** START OF Provided data **

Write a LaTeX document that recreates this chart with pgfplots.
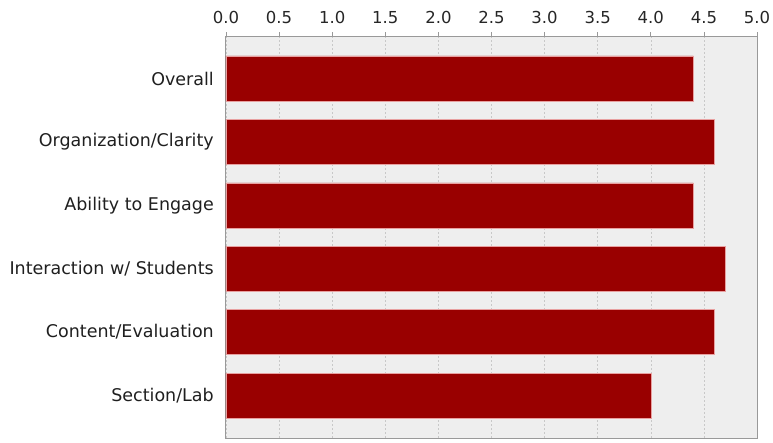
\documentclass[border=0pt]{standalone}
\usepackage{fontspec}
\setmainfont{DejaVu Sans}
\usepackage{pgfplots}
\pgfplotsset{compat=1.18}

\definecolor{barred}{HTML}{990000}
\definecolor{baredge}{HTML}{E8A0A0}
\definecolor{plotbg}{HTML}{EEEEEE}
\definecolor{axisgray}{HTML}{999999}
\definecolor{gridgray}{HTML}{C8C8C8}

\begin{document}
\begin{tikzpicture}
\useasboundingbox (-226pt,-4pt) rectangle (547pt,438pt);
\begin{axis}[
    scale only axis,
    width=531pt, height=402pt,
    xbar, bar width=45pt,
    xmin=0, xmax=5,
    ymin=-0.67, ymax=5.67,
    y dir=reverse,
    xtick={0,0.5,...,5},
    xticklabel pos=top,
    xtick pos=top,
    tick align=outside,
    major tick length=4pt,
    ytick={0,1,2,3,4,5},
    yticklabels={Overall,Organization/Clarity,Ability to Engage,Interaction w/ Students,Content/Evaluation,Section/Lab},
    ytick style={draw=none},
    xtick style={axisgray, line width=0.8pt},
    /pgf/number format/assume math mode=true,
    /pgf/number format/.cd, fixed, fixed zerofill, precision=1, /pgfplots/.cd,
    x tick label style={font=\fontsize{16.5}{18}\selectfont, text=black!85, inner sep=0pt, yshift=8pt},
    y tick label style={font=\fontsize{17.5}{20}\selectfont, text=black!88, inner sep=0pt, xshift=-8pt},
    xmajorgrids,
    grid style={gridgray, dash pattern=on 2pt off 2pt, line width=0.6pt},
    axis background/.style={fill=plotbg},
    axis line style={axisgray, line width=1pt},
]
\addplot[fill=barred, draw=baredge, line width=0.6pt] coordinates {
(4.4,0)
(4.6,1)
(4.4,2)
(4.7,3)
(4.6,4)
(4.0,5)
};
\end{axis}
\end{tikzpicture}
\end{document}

** END OF Provided data **

▶ Given exercise:
Copy the listing in full and without alteration, omitting every picture.

▶ The result:
Write a LaTeX document that recreates this chart with pgfplots.
\documentclass[border=0pt]{standalone}
\usepackage{fontspec}
\setmainfont{DejaVu Sans}
\usepackage{pgfplots}
\pgfplotsset{compat=1.18}

\definecolor{barred}{HTML}{990000}
\definecolor{baredge}{HTML}{E8A0A0}
\definecolor{plotbg}{HTML}{EEEEEE}
\definecolor{axisgray}{HTML}{999999}
\definecolor{gridgray}{HTML}{C8C8C8}

\begin{document}
\begin{tikzpicture}
\useasboundingbox (-226pt,-4pt) rectangle (547pt,438pt);
\begin{axis}[
    scale only axis,
    width=531pt, height=402pt,
    xbar, bar width=45pt,
    xmin=0, xmax=5,
    ymin=-0.67, ymax=5.67,
    y dir=reverse,
    xtick={0,0.5,...,5},
    xticklabel pos=top,
    xtick pos=top,
    tick align=outside,
    major tick length=4pt,
    ytick={0,1,2,3,4,5},
    yticklabels={Overall,Organization/Clarity,Ability to Engage,Interaction w/ Students,Content/Evaluation,Section/Lab},
    ytick style={draw=none},
    xtick style={axisgray, line width=0.8pt},
    /pgf/number format/assume math mode=true,
    /pgf/number format/.cd, fixed, fixed zerofill, precision=1, /pgfplots/.cd,
    x tick label style={font=\fontsize{16.5}{18}\selectfont, text=black!85, inner sep=0pt, yshift=8pt},
    y tick label style={font=\fontsize{17.5}{20}\selectfont, text=black!88, inner sep=0pt, xshift=-8pt},
    xmajorgrids,
    grid style={gridgray, dash pattern=on 2pt off 2pt, line width=0.6pt},
    axis background/.style={fill=plotbg},
    axis line style={axisgray, line width=1pt},
]
\addplot[fill=barred, draw=baredge, line width=0.6pt] coordinates {
(4.4,0)
(4.6,1)
(4.4,2)
(4.7,3)
(4.6,4)
(4.0,5)
};
\end{axis}
\end{tikzpicture}
\end{document}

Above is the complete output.